Silver trades globally across marketplaces and venues around the world with each venue taking pricing inputs from other active marketplaces and with arbitrage trading keeping prices converged towards a common international spot price for silver. Local silver prices in particular markets should in theory only differ due to price differentials caused by localised frictions such as taxes, trade tariffs and other import/export rules and regulations.
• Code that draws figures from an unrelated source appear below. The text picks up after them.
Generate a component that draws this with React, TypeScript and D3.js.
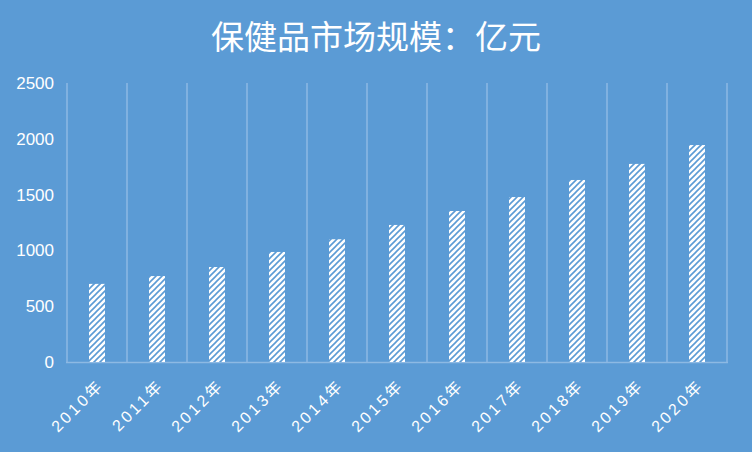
import React, { useEffect, useRef } from "react";
import * as d3 from "d3";

const categories = ["2010年", "2011年", "2012年", "2013年", "2014年", "2015年", "2016年", "2017年", "2018年", "2019年", "2020年"];
const values = [700, 770, 851, 986, 1100, 1228, 1353, 1478, 1631, 1775, 1944];
const yTicks = [0, 500, 1000, 1500, 2000, 2500];
const title = "保健品市场规模：亿元";

const W = 752;
const H = 452;
const BG = "#5B9BD5";
const GRID = "#8DB9E3";

export default function App() {
  const ref = useRef<SVGSVGElement>(null);
  useEffect(() => {
    const svg = d3.select(ref.current);
    svg.selectAll("*").remove();

    const x = d3.scaleBand<string>().domain(categories).range([67, 727]).paddingInner(0).paddingOuter(0);
    const y = d3.scaleLinear().domain([0, 2500]).range([362, 83]);

    const defs = svg.append("defs");
    const pat = defs
      .append("pattern")
      .attr("id", "diag")
      .attr("patternUnits", "userSpaceOnUse")
      .attr("width", 6)
      .attr("height", 6);
    pat.append("rect").attr("width", 6).attr("height", 6).attr("fill", "#ffffff");
    pat
      .append("path")
      .attr("d", "M-1,1 L1,-1 M0,6 L6,0 M5,7 L7,5")
      .attr("stroke", BG)
      .attr("stroke-width", 1.6);

    svg.append("rect").attr("width", W).attr("height", H).attr("fill", BG);

    svg
      .append("text")
      .attr("x", 376)
      .attr("y", 49)
      .attr("text-anchor", "middle")
      .attr("fill", "#ffffff")
      .attr("font-family", "'Noto Sans CJK SC', sans-serif")
      .attr("font-size", 33)
      .text(title);

    // vertical gridlines at category boundaries
    const bounds = categories.map((c) => x(c) as number).concat([727]);
    svg
      .append("g")
      .selectAll("line")
      .data(bounds)
      .join("line")
      .attr("x1", (d) => d)
      .attr("x2", (d) => d)
      .attr("y1", y(2500))
      .attr("y2", y(0))
      .attr("stroke", GRID)
      .attr("stroke-width", 1.5);

    // axis line
    svg
      .append("line")
      .attr("x1", 66)
      .attr("x2", 728)
      .attr("y1", y(0) + 0.5)
      .attr("y2", y(0) + 0.5)
      .attr("stroke", GRID)
      .attr("stroke-width", 1.5);

    // y tick labels
    svg
      .append("g")
      .selectAll("text")
      .data(yTicks)
      .join("text")
      .attr("x", 54)
      .attr("y", (d) => y(d))
      .attr("dy", "0.35em")
      .attr("text-anchor", "end")
      .attr("fill", "#ffffff")
      .attr("font-family", "'Liberation Sans', Arial, sans-serif")
      .attr("font-size", 17)
      .text((d) => String(d));

    // bars
    const bw = 16;
    svg
      .append("g")
      .selectAll("rect")
      .data(values)
      .join("rect")
      .attr("x", (d, i) => (x(categories[i]) as number) + x.bandwidth() / 2 - bw / 2)
      .attr("y", (d) => y(d))
      .attr("width", bw)
      .attr("height", (d) => y(0) - y(d))
      .attr("fill", "url(#diag)");

    // x labels rotated
    svg
      .append("g")
      .selectAll("text")
      .data(categories)
      .join("text")
      .attr("transform", (d) => `translate(${(x(d) as number) + x.bandwidth() / 2 + 8},${386}) rotate(-45)`)
      .attr("text-anchor", "end")
      .attr("fill", "#ffffff")
      .attr("font-family", "'Liberation Sans', 'Noto Sans CJK SC', sans-serif")
      .attr("font-size", 16)
      .attr("letter-spacing", 3)
      .text((d) => d);
  }, []);

  return (
    <svg
      ref={ref}
      width={W}
      height={H}
      style={{ position: "fixed", left: 0, top: 0, display: "block" }}
    />
  );
}
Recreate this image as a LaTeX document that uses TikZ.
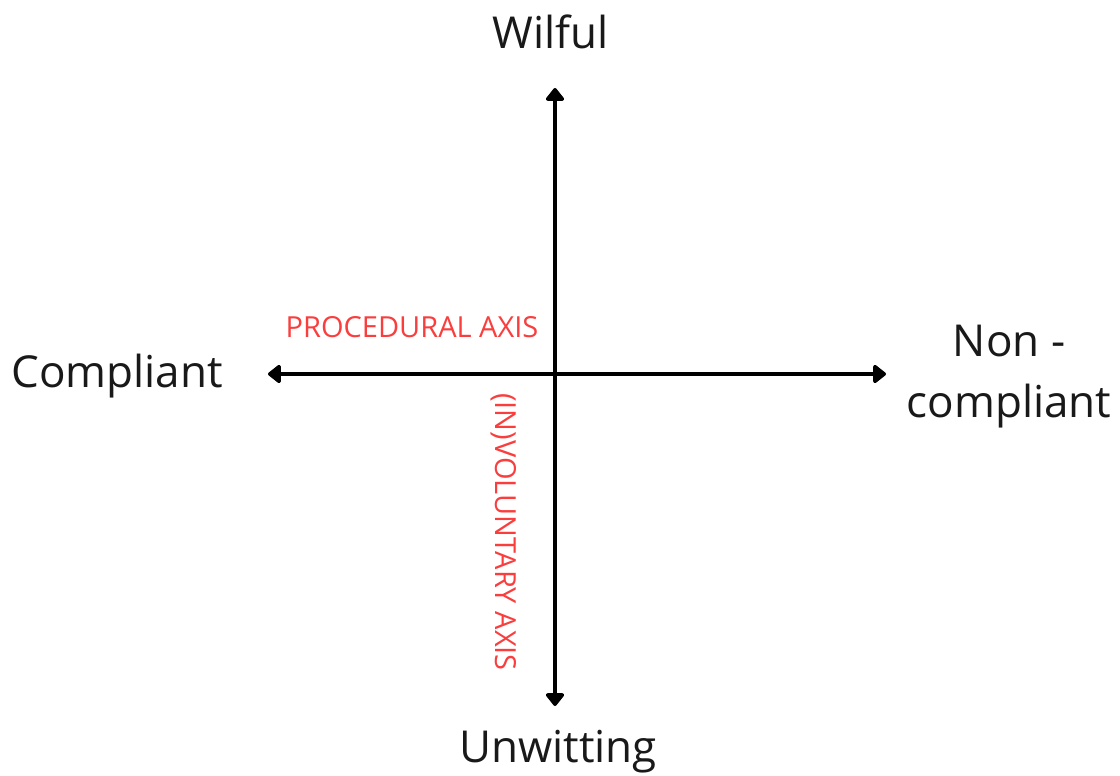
\documentclass[tikz,border=0pt]{standalone}
\usepackage{fontspec}
\setmainfont{Open Sans}
\usetikzlibrary{arrows.meta,positioning}
\definecolor{axislabel}{RGB}{250,62,62}

\begin{document}
\begin{tikzpicture}[x=1pt, y=-1pt,
    pole/.style={font=\fontsize{44}{61}\selectfont, align=center, text=black!90},
    axisname/.style={font=\fontsize{29}{34}\selectfont, text=axislabel, inner sep=0pt},
    axisline/.style={line width=4pt, {Triangle[width=21pt,length=14pt,round]}-{Triangle[width=21pt,length=14pt,round]}}]
\useasboundingbox (0,0) rectangle (1120,776);
% axis end points
\coordinate (left) at (268,374);
\coordinate (right) at (886,374);
\coordinate (top) at (555,88);
\coordinate (bottom) at (555,706);
\draw[axisline] (left) -- (right);
\draw[axisline] (top) -- (bottom);
% poles
\node[pole] (wilful) at (551,32) {Wilful};
\node[pole] (compliant) at (117,376) {Compliant};
\node[pole] (noncompliant) at (1009,377) {Non -\\compliant};
\node[pole] (unwitting) at (558,752) {Unwitting};
% axis names
\node[axisname] (procedural) at (412,327) {PROCEDURAL AXIS};
\node[axisname, rotate=-90] (voluntary) at (504,532) {(IN)VOLUNTARY AXIS};
\end{tikzpicture}
\end{document}
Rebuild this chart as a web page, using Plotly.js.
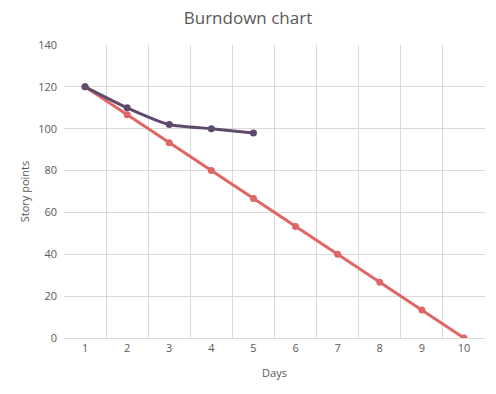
<!DOCTYPE html>
<html><head><meta charset="utf-8">
<script src="https://cdn.plot.ly/plotly-3.0.1.min.js"></script>
<style>html,body{margin:0;padding:0;background:#fff}#c{width:496px;height:394px}</style>
</head><body><div id="c"></div>
<script>
var days = [1,2,3,4,5,6,7,8,9,10];
var ideal = [120,106.67,93.33,80,66.67,53.33,40,26.67,13.33,0];
var actualDays = [1,2,3,4,5];
var actual = [120,110,102,100,98];
var yTicks = [0,20,40,60,80,100,120,140];

var traces = [
  {x: days, y: ideal, type:'scatter', mode:'lines+markers', name:'Ideal',
   line:{color:'#E06666', width:3}, marker:{color:'#E06666', size:7}},
  {x: actualDays, y: actual, type:'scatter', mode:'lines+markers', name:'Actual',
   line:{color:'#5E4B6B', width:3, shape:'spline', smoothing:0.6}, marker:{color:'#5E4B6B', size:7}}
];
var font = {family:'"Open Sans", "Noto Sans", sans-serif', color:'#595959', size:11};
var layout = {
  width:496, height:394,
  margin:{l:64, r:11, t:45, b:56},
  paper_bgcolor:'#fff', plot_bgcolor:'#fff',
  showlegend:false,
  font: font,
  title:{text:'Burndown chart', font:{family:'"Open Sans", "Noto Sans", sans-serif', size:17, color:'#595959'}, x:0.5, xanchor:'center', y:0.955, yanchor:'middle'},
  xaxis:{range:[0.5,10.5], tickvals:days, ticktext:days.map(String), showgrid:false, zeroline:false,
    showline:true, linecolor:'#d9d9d9', ticks:'', tickfont:{size:11, color:'#595959'},
    minor:{tick0:0.5, dtick:1, showgrid:true, gridcolor:'#d9d9d9', gridwidth:1, ticks:''},
    title:{text:'Days', font:{size:11, color:'#595959'}, standoff:15}, fixedrange:true},
  yaxis:{range:[0,140], tickvals:yTicks, showgrid:true, gridcolor:'#d9d9d9', zeroline:false,
    showline:false, ticks:'', ticklabelstandoff:6, tickfont:{size:11, color:'#595959'},
    title:{text:'Story points', font:{size:11, color:'#595959'}, standoff:6}, fixedrange:true}
};
Plotly.newPlot('c', traces, layout, {staticPlot:true});
</script></body></html>
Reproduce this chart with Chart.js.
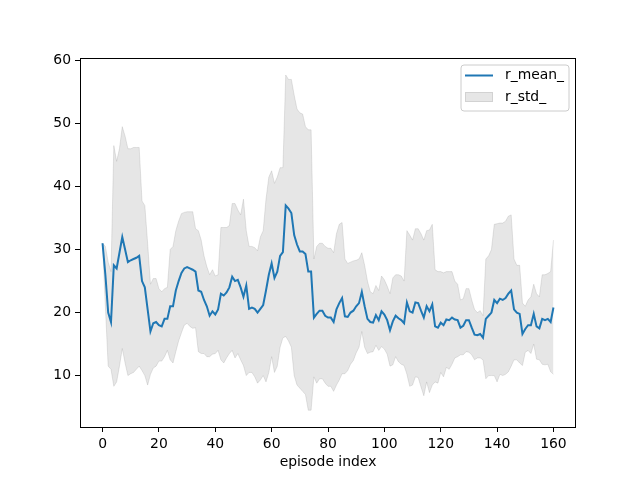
<!DOCTYPE html>
<html>
<head>
<meta charset="utf-8">
<script src="https://cdn.jsdelivr.net/npm/chart.js@4/dist/chart.umd.min.js"></script>
<style>
  html, body { margin: 0; padding: 0; background: #fff; }
  #wrap { width: 640px; height: 480px; }
</style>
</head>
<body>
<div id="wrap"><canvas id="chart" width="640" height="480"></canvas></div>
<script>
const rMean = [
  31, 26, 20, 18.5, 27.5, 27, 29.5, 32, 30, 28, 28.3, 28.5, 28.7, 29, 25, 24, 20.5, 17, 18.3, 18.5,
  18, 17.8, 19, 19, 21, 21, 23.5, 25, 26.3, 27, 27.2, 27, 26.8, 26.5, 23.5, 23.3, 22, 21, 19.5, 20.2,
  19.7, 20.5, 23, 22.7, 23.2, 24, 25.7, 25, 25.2, 24, 22.5, 24.3, 20.6, 20.8, 20.6, 20, 20.6, 21.2, 23.5, 26,
  27.8, 25.5, 26.5, 29, 29.6, 37, 36.5, 35.8, 32.3, 30.8, 29.7, 29.7, 29.3, 26.5, 26.5, 19.2, 19.8, 20.3, 20.3, 19.5,
  19.2, 19.2, 18.5, 20.5, 21.5, 22.3, 19.4, 19.3, 20, 20.3, 21, 21.5, 23.3, 21, 19, 18.5, 18.4, 19.6, 18.8, 20.2,
  19.7, 18.8, 17.2, 18.6, 19.5, 19.1, 18.8, 18.3, 21.6, 20.2, 20, 21.6, 21.5, 20.3, 19.2, 21, 20.2, 21.3, 17.8, 17.6,
  18.4, 18, 18.9, 18.8, 19.2, 18.9, 18.8, 17.6, 17.9, 18.8, 18.8, 17.6, 16.5, 16.4, 16.6, 16, 19, 19.5, 20, 22,
  21.5, 22.2, 22, 22.3, 23, 23.5, 20.5, 20, 19.8, 16.6, 17.4, 18, 18, 19.8, 17.8, 17.5, 19, 18.8, 19, 18.5,
  20.8
];

const rUpper = [
  31, 30.5, 28, 26.5, 46.5, 44, 46, 49.5, 48, 46, 46, 46.2, 46.2, 46.2, 37.7, 37, 31, 24.5, 25.4, 25.4,
  23.8, 23.3, 23.8, 24, 30, 30.5, 33, 34.5, 35.7, 35.9, 36, 36, 36, 33.3, 33, 31.5, 29, 27.3, 26, 26.8,
  25.8, 26, 33.5, 33.5, 33.5, 33.8, 37.3, 37.3, 36.3, 35.5, 38, 33, 30.5, 30.5, 30.3, 29.8, 32, 33, 38, 41.5,
  42.5, 40.5, 41.5, 43, 43, 57.7, 57, 57, 54.5, 52.3, 51.7, 51.5, 49.5, 49, 49, 28.5, 30.5, 31, 31, 30.5,
  30.2, 30.2, 29.5, 32.5, 34, 34.3, 28.5, 27.8, 28, 28.2, 28.3, 28.5, 29.5, 27.5, 25, 23.3, 23, 24.3, 23.5, 25.8,
  25.2, 24.2, 23, 25.5, 26, 26, 25.8, 25, 33, 32.3, 31.5, 33.3, 33.3, 32.5, 31.5, 33, 33.1, 34, 26.8, 26.5,
  26.5, 26.3, 26.5, 26.5, 26.5, 25, 24.5, 22, 22.2, 23.8, 23.8, 22, 20.5, 20, 20.3, 19.5, 28.5, 29, 30, 34,
  34.1, 34.2, 34.2, 34.5, 35.3, 35.5, 28.5, 27.5, 27.5, 21.5, 21, 22, 22.5, 24.5, 23, 22.5, 26, 26, 26.2, 26.5,
  31.5
];

const rLower = [
  31, 21, 11.5, 11, 8.3, 9, 11.5, 14.3, 12, 10, 10.3, 10.5, 11, 11.5, 10.8, 10, 8.5, 10.2, 11.2, 11.5,
  12.3, 12.3, 13, 14, 12.5, 12, 13.8, 15.5, 16.8, 18, 18.3, 17.8, 17.5, 17.6, 13.8, 13.5, 13.5, 13, 13, 13.4,
  13.5, 14, 12.5, 12, 12.8, 13.5, 14, 12.8, 13.5, 12.5, 11.6, 10, 10.5, 10.5, 9.8, 8.8, 9.3, 10, 9, 10.5,
  13, 10.5, 11.5, 14.5, 16, 16.2, 15.5, 14.5, 10, 8.5, 8, 7.5, 7, 4.5, 4.5, 9.8, 8.8, 9.5, 9.5, 8.8,
  8.3, 8.3, 7.5, 8.5, 9.3, 10.3, 10.3, 10.8, 11.8, 12.4, 13.6, 14.5, 17, 14.5, 13.5, 13.7, 13.8, 14.8, 14, 14.6,
  14.2, 13.4, 11.5, 11.7, 13, 12.2, 11.8, 11.6, 10.2, 8.3, 8.5, 9.8, 9.7, 8.2, 6.8, 9, 7.3, 8.5, 9, 8.8,
  10.5, 9.8, 11.3, 11, 11.8, 12.8, 13, 13.3, 13.3, 13.8, 13.7, 13.3, 12.5, 12.8, 12.8, 12.5, 9.5, 10, 10, 10,
  9, 10.2, 10, 10.2, 10.6, 11.5, 12.5, 12.5, 12, 11.6, 13.7, 14, 13.5, 15, 12.6, 12.5, 11.8, 11.7, 11.8, 10.6,
  10.2
];

const episodes = rMean.map((_, i) => i);
const xTicks = [0, 20, 40, 60, 80, 100, 120, 140, 160];
const yTicks = [10, 20, 30, 40, 50, 60];

const toPoints = arr => arr.map((v, i) => ({ x: episodes[i], y: v }));

Chart.defaults.font.family = "'DejaVu Sans', sans-serif";
Chart.defaults.font.size = 13.9;
Chart.defaults.color = '#000';

// matplotlib-like frame + legend
const framePlugin = {
  id: 'frame',
  afterDatasetsDraw(chart) {
    const { ctx, chartArea: a } = chart;
    ctx.save();
    ctx.strokeStyle = '#000';
    ctx.lineWidth = 1;
    ctx.strokeRect(Math.round(a.left) + 0.5, Math.round(a.top) + 0.5,
      Math.round(a.right - a.left) - 1, Math.round(a.bottom - a.top));

    // legend box
    const bx = 461, by = 65, bw = 108, bh = 46, r = 3;
    ctx.beginPath();
    ctx.moveTo(bx + r, by);
    ctx.arcTo(bx + bw, by, bx + bw, by + bh, r);
    ctx.arcTo(bx + bw, by + bh, bx, by + bh, r);
    ctx.arcTo(bx, by + bh, bx, by, r);
    ctx.arcTo(bx, by, bx + bw, by, r);
    ctx.closePath();
    ctx.fillStyle = 'rgba(255,255,255,0.8)';
    ctx.fill();
    ctx.strokeStyle = '#cccccc';
    ctx.stroke();

    ctx.strokeStyle = '#1f77b4';
    ctx.lineWidth = 2;
    ctx.beginPath();
    ctx.moveTo(465, 75.5);
    ctx.lineTo(493, 75.5);
    ctx.stroke();

    ctx.fillStyle = 'rgba(128,128,128,0.2)';
    ctx.fillRect(465, 92, 28, 10);
    ctx.strokeStyle = 'rgba(128,128,128,0.2)';
    ctx.lineWidth = 1;
    ctx.strokeRect(465.5, 92.5, 27, 9);

    ctx.fillStyle = '#000';
    ctx.font = "13.9px 'DejaVu Sans', sans-serif";
    ctx.textBaseline = 'middle';
    ctx.textAlign = 'left';
    ctx.fillText('r_mean_', 505, 75);
    ctx.fillText('r_std_', 505, 97);
    ctx.restore();
  }
};

new Chart(document.getElementById('chart').getContext('2d'), {
  type: 'line',
  data: {
    datasets: [
      {
        label: 'r_mean_',
        data: toPoints(rMean),
        borderColor: '#1f77b4',
        borderWidth: 2,
        pointRadius: 0,
        tension: 0,
        fill: false
      },
      {
        label: 'r_std_',
        data: toPoints(rUpper),
        borderColor: 'rgba(128,128,128,0.2)',
        backgroundColor: 'rgba(128,128,128,0.2)',
        borderWidth: 1,
        pointRadius: 0,
        tension: 0,
        fill: '+1'
      },
      {
        label: 'r_std_lower',
        data: toPoints(rLower),
        borderColor: 'rgba(128,128,128,0.2)',
        borderWidth: 1,
        pointRadius: 0,
        tension: 0,
        fill: false
      }
    ]
  },
  options: {
    responsive: false,
    animation: false,
    layout: { padding: { left: 0, right: 64, top: 58, bottom: 0 } },
    plugins: {
      legend: { display: false },
      tooltip: { enabled: false }
    },
    scales: {
      x: {
        type: 'linear',
        min: -8,
        max: 168,
        afterBuildTicks: s => { s.ticks = xTicks.map(v => ({ value: v })); },
        afterFit: s => { s.height = 53; },
        ticks: { padding: 4, maxRotation: 0 },
        grid: { drawOnChartArea: false, drawTicks: true, tickLength: 5, tickColor: '#000', tickWidth: 1 },
        border: { display: false },
        title: { display: true, text: 'episode index', padding: { top: 0, bottom: 9 } }
      },
      y: {
        type: 'linear',
        min: 1.84,
        max: 60.4,
        afterBuildTicks: s => { s.ticks = yTicks.map(v => ({ value: v })); },
        afterFit: s => { s.width = 80; },
        ticks: { padding: 4 },
        grid: { drawOnChartArea: false, drawTicks: true, tickLength: 5, tickColor: '#000', tickWidth: 1 },
        border: { display: false }
      }
    }
  },
  plugins: [framePlugin]
});
</script>
</body>
</html>
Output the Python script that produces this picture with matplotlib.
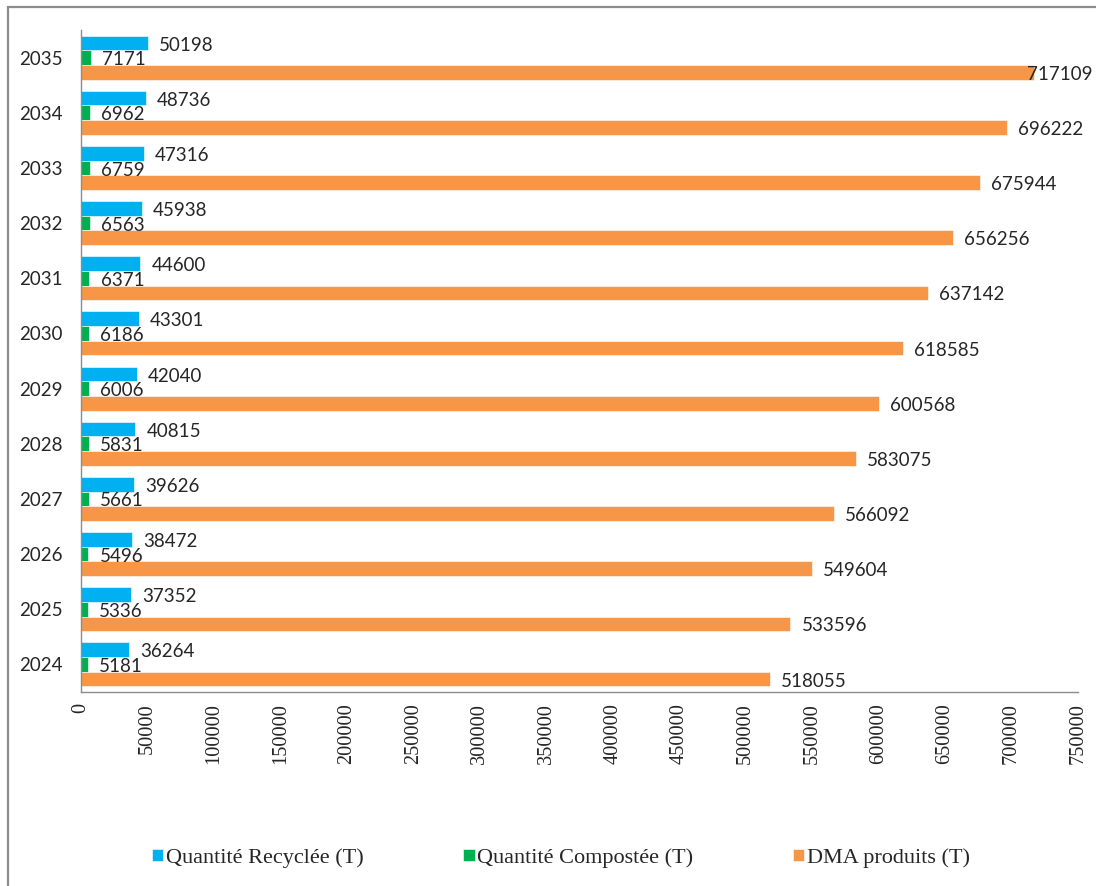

The two most influential trading venues for silver price discovery globally are the over-the-counter wholesale London Silver Market and silver futures trading on the COMEX. The London Silver Market is active between 8:00 am and 4:30 pm London time, with the LBMA Silver Price auction running each trading day at 12.00 midday. COMEX silver futures trade predominantly on CME’s Globex electronic trading and are available for trading nearly continually between Sunday evening New York time through to Friday evening New York time. Globex is not just US centric and also captures significant trading volumes during European and Asian hours.
Silver markets within Asia are also important contributors to global silver price discovery. The Chinese Gold and Silver Exchange (CGSE) in Hong Kong offers 3 silver contracts via electronic trading, a 5000 oz loco London silver contract, a 500 oz loco London silver contract, and a 15 kilo silver contract. These contracts trade during the CGSE trading hours Monday to Friday from 9am to midday, and from 2 pm to 5 pm. This equates to 2 am to 5 am London time, and 7am to 10 am London time.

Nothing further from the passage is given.